* **TO BE DONE**:
Leave out every picture, then transcribe the rest of the listing exactly.

* **DATA SEGMENT**:
☆ ☆ ☆ ☆

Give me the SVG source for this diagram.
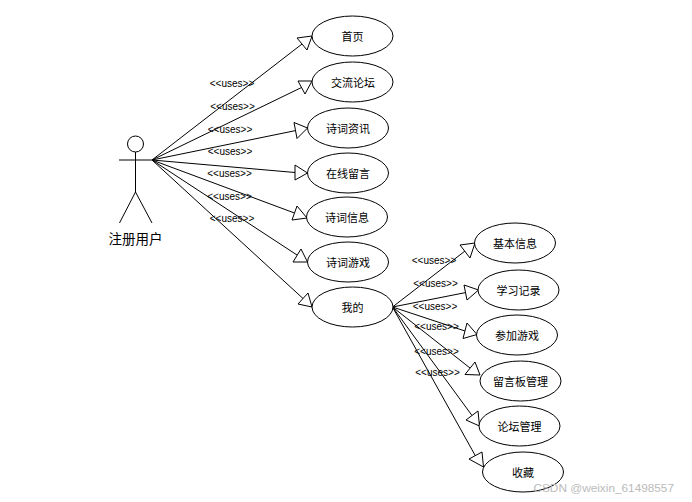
<svg xmlns="http://www.w3.org/2000/svg" width="692" height="502" viewBox="0 0 692 502">
<style>
.bg{fill:#fff}
.n ellipse{fill:#fff;stroke:#000;stroke-width:1}
.n text{font:11px "Noto Sans CJK SC","Liberation Sans",sans-serif;text-anchor:middle;dominant-baseline:central;fill:#000}
#connectors line,#actor line,#actor circle{stroke:#000;stroke-width:1;fill:none}
#connectors polygon{fill:#fff;stroke:#000;stroke-width:1}
.u{font:10px "Liberation Sans",Arial,sans-serif;text-anchor:middle;dominant-baseline:central;fill:#000}
</style>
<rect class="bg" width="692" height="502"/>
<g id="connectors">
<line x1="152" y1="160" x2="302" y2="44"/><polygon points="312,36 297,38 307,50"/>
<line x1="152" y1="160" x2="301.5" y2="87.5"/><polygon points="312,81 298,81 305,94"/>
<line x1="152" y1="160" x2="296" y2="130.5"/><polygon points="307.5,128 294,122.5 297,138.5"/>
<line x1="152" y1="160" x2="295" y2="172.5"/><polygon points="307.5,173 295,165 295,180"/>
<line x1="152" y1="160" x2="294.5" y2="213"/><polygon points="307,218 297,206 292,220"/>
<line x1="152" y1="160" x2="297" y2="255"/><polygon points="307.5,262 301,249 293,262"/>
<line x1="152" y1="160" x2="303" y2="298.5"/><polygon points="312,307 308,293 298,304"/>
<line x1="392.5" y1="307" x2="465" y2="251"/><polygon points="475,243 460,245 470,258"/>
<line x1="392.5" y1="307" x2="466" y2="292.5"/><polygon points="478.5,290 464,285 467,300"/>
<line x1="392.5" y1="307" x2="465" y2="331"/><polygon points="477,334.5 467,323 463,338.5"/>
<line x1="392.5" y1="307" x2="470" y2="368"/><polygon points="480,375 475,362 465,374.5"/>
<line x1="392.5" y1="307" x2="472" y2="415.5"/><polygon points="479.5,426 478,411 466,420"/>
<line x1="392.5" y1="307" x2="475.5" y2="456"/><polygon points="483.5,467 482,452 469,459"/>
<text class="u" x="232" y="83">&lt;&lt;uses&gt;&gt;</text>
<text class="u" x="232.5" y="106.5">&lt;&lt;uses&gt;&gt;</text>
<text class="u" x="230" y="129.5">&lt;&lt;uses&gt;&gt;</text>
<text class="u" x="230" y="151">&lt;&lt;uses&gt;&gt;</text>
<text class="u" x="229.5" y="173">&lt;&lt;uses&gt;&gt;</text>
<text class="u" x="229.5" y="196.5">&lt;&lt;uses&gt;&gt;</text>
<text class="u" x="232" y="218">&lt;&lt;uses&gt;&gt;</text>
<text class="u" x="434" y="260.5">&lt;&lt;uses&gt;&gt;</text>
<text class="u" x="435.5" y="283.5">&lt;&lt;uses&gt;&gt;</text>
<text class="u" x="435" y="306">&lt;&lt;uses&gt;&gt;</text>
<text class="u" x="436.5" y="326.5">&lt;&lt;uses&gt;&gt;</text>
<text class="u" x="436.5" y="351">&lt;&lt;uses&gt;&gt;</text>
<text class="u" x="437.5" y="372.5">&lt;&lt;uses&gt;&gt;</text>
</g>
<g id="actor">
<circle cx="135.5" cy="144" r="8"/>
<line x1="135.5" y1="152" x2="135.5" y2="192"/>
<line x1="119" y1="160" x2="152" y2="160"/>
<line x1="135.5" y1="192" x2="119.5" y2="223"/>
<line x1="135.5" y1="192" x2="152" y2="223"/>
<text x="135.5" y="238" style="font:13.5px 'Noto Sans CJK SC','Liberation Sans',sans-serif;text-anchor:middle;dominant-baseline:central;fill:#000">注册用户</text>
</g>
<g id="n1" class="n"><ellipse cx="352.5" cy="36" rx="40.5" ry="20"/><text x="352.5" y="36">首页</text></g>
<g id="n2" class="n"><ellipse cx="352.5" cy="82" rx="40.5" ry="20"/><text x="353" y="82">交流论坛</text></g>
<g id="n3" class="n"><ellipse cx="348" cy="128" rx="40.5" ry="20"/><text x="348" y="128">诗词资讯</text></g>
<g id="n4" class="n"><ellipse cx="348" cy="173" rx="40.5" ry="20"/><text x="348" y="173">在线留言</text></g>
<g id="n5" class="n"><ellipse cx="347" cy="217" rx="40.5" ry="20"/><text x="347" y="217">诗词信息</text></g>
<g id="n6" class="n"><ellipse cx="348" cy="262" rx="40.5" ry="20"/><text x="348" y="262">诗词游戏</text></g>
<g id="n7" class="n"><ellipse cx="352.5" cy="307" rx="40.5" ry="20"/><text x="352.5" y="307">我的</text></g>
<g id="n8" class="n"><ellipse cx="515" cy="243" rx="40.5" ry="20"/><text x="515" y="243">基本信息</text></g>
<g id="n9" class="n"><ellipse cx="518.5" cy="290" rx="40.5" ry="20"/><text x="518.5" y="290">学习记录</text></g>
<g id="n10" class="n"><ellipse cx="517" cy="335" rx="40.5" ry="20"/><text x="517" y="335">参加游戏</text></g>
<g id="n11" class="n"><ellipse cx="520.5" cy="381" rx="40.5" ry="20"/><text x="520.5" y="381">留言板管理</text></g>
<g id="n12" class="n"><ellipse cx="519.5" cy="426" rx="40.5" ry="20"/><text x="519.5" y="426">论坛管理</text></g>
<g id="n13" class="n"><ellipse cx="523" cy="472" rx="40.5" ry="20"/><text x="523" y="472">收藏</text></g>
<text x="674" y="488" style="font:11.8px 'Liberation Sans',Arial,sans-serif;text-anchor:end;dominant-baseline:central;fill:#bbb">CSDN @weixin_61498557</text>
</svg>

☆ ☆ ☆ ☆

* **TASK RESPONSE**:
Give me the SVG source for this diagram.
<svg xmlns="http://www.w3.org/2000/svg" width="692" height="502" viewBox="0 0 692 502">
<style>
.bg{fill:#fff}
.n ellipse{fill:#fff;stroke:#000;stroke-width:1}
.n text{font:11px "Noto Sans CJK SC","Liberation Sans",sans-serif;text-anchor:middle;dominant-baseline:central;fill:#000}
#connectors line,#actor line,#actor circle{stroke:#000;stroke-width:1;fill:none}
#connectors polygon{fill:#fff;stroke:#000;stroke-width:1}
.u{font:10px "Liberation Sans",Arial,sans-serif;text-anchor:middle;dominant-baseline:central;fill:#000}
</style>
<rect class="bg" width="692" height="502"/>
<g id="connectors">
<line x1="152" y1="160" x2="302" y2="44"/><polygon points="312,36 297,38 307,50"/>
<line x1="152" y1="160" x2="301.5" y2="87.5"/><polygon points="312,81 298,81 305,94"/>
<line x1="152" y1="160" x2="296" y2="130.5"/><polygon points="307.5,128 294,122.5 297,138.5"/>
<line x1="152" y1="160" x2="295" y2="172.5"/><polygon points="307.5,173 295,165 295,180"/>
<line x1="152" y1="160" x2="294.5" y2="213"/><polygon points="307,218 297,206 292,220"/>
<line x1="152" y1="160" x2="297" y2="255"/><polygon points="307.5,262 301,249 293,262"/>
<line x1="152" y1="160" x2="303" y2="298.5"/><polygon points="312,307 308,293 298,304"/>
<line x1="392.5" y1="307" x2="465" y2="251"/><polygon points="475,243 460,245 470,258"/>
<line x1="392.5" y1="307" x2="466" y2="292.5"/><polygon points="478.5,290 464,285 467,300"/>
<line x1="392.5" y1="307" x2="465" y2="331"/><polygon points="477,334.5 467,323 463,338.5"/>
<line x1="392.5" y1="307" x2="470" y2="368"/><polygon points="480,375 475,362 465,374.5"/>
<line x1="392.5" y1="307" x2="472" y2="415.5"/><polygon points="479.5,426 478,411 466,420"/>
<line x1="392.5" y1="307" x2="475.5" y2="456"/><polygon points="483.5,467 482,452 469,459"/>
<text class="u" x="232" y="83">&lt;&lt;uses&gt;&gt;</text>
<text class="u" x="232.5" y="106.5">&lt;&lt;uses&gt;&gt;</text>
<text class="u" x="230" y="129.5">&lt;&lt;uses&gt;&gt;</text>
<text class="u" x="230" y="151">&lt;&lt;uses&gt;&gt;</text>
<text class="u" x="229.5" y="173">&lt;&lt;uses&gt;&gt;</text>
<text class="u" x="229.5" y="196.5">&lt;&lt;uses&gt;&gt;</text>
<text class="u" x="232" y="218">&lt;&lt;uses&gt;&gt;</text>
<text class="u" x="434" y="260.5">&lt;&lt;uses&gt;&gt;</text>
<text class="u" x="435.5" y="283.5">&lt;&lt;uses&gt;&gt;</text>
<text class="u" x="435" y="306">&lt;&lt;uses&gt;&gt;</text>
<text class="u" x="436.5" y="326.5">&lt;&lt;uses&gt;&gt;</text>
<text class="u" x="436.5" y="351">&lt;&lt;uses&gt;&gt;</text>
<text class="u" x="437.5" y="372.5">&lt;&lt;uses&gt;&gt;</text>
</g>
<g id="actor">
<circle cx="135.5" cy="144" r="8"/>
<line x1="135.5" y1="152" x2="135.5" y2="192"/>
<line x1="119" y1="160" x2="152" y2="160"/>
<line x1="135.5" y1="192" x2="119.5" y2="223"/>
<line x1="135.5" y1="192" x2="152" y2="223"/>
<text x="135.5" y="238" style="font:13.5px 'Noto Sans CJK SC','Liberation Sans',sans-serif;text-anchor:middle;dominant-baseline:central;fill:#000">注册用户</text>
</g>
<g id="n1" class="n"><ellipse cx="352.5" cy="36" rx="40.5" ry="20"/><text x="352.5" y="36">首页</text></g>
<g id="n2" class="n"><ellipse cx="352.5" cy="82" rx="40.5" ry="20"/><text x="353" y="82">交流论坛</text></g>
<g id="n3" class="n"><ellipse cx="348" cy="128" rx="40.5" ry="20"/><text x="348" y="128">诗词资讯</text></g>
<g id="n4" class="n"><ellipse cx="348" cy="173" rx="40.5" ry="20"/><text x="348" y="173">在线留言</text></g>
<g id="n5" class="n"><ellipse cx="347" cy="217" rx="40.5" ry="20"/><text x="347" y="217">诗词信息</text></g>
<g id="n6" class="n"><ellipse cx="348" cy="262" rx="40.5" ry="20"/><text x="348" y="262">诗词游戏</text></g>
<g id="n7" class="n"><ellipse cx="352.5" cy="307" rx="40.5" ry="20"/><text x="352.5" y="307">我的</text></g>
<g id="n8" class="n"><ellipse cx="515" cy="243" rx="40.5" ry="20"/><text x="515" y="243">基本信息</text></g>
<g id="n9" class="n"><ellipse cx="518.5" cy="290" rx="40.5" ry="20"/><text x="518.5" y="290">学习记录</text></g>
<g id="n10" class="n"><ellipse cx="517" cy="335" rx="40.5" ry="20"/><text x="517" y="335">参加游戏</text></g>
<g id="n11" class="n"><ellipse cx="520.5" cy="381" rx="40.5" ry="20"/><text x="520.5" y="381">留言板管理</text></g>
<g id="n12" class="n"><ellipse cx="519.5" cy="426" rx="40.5" ry="20"/><text x="519.5" y="426">论坛管理</text></g>
<g id="n13" class="n"><ellipse cx="523" cy="472" rx="40.5" ry="20"/><text x="523" y="472">收藏</text></g>
<text x="674" y="488" style="font:11.8px 'Liberation Sans',Arial,sans-serif;text-anchor:end;dominant-baseline:central;fill:#bbb">CSDN @weixin_61498557</text>
</svg>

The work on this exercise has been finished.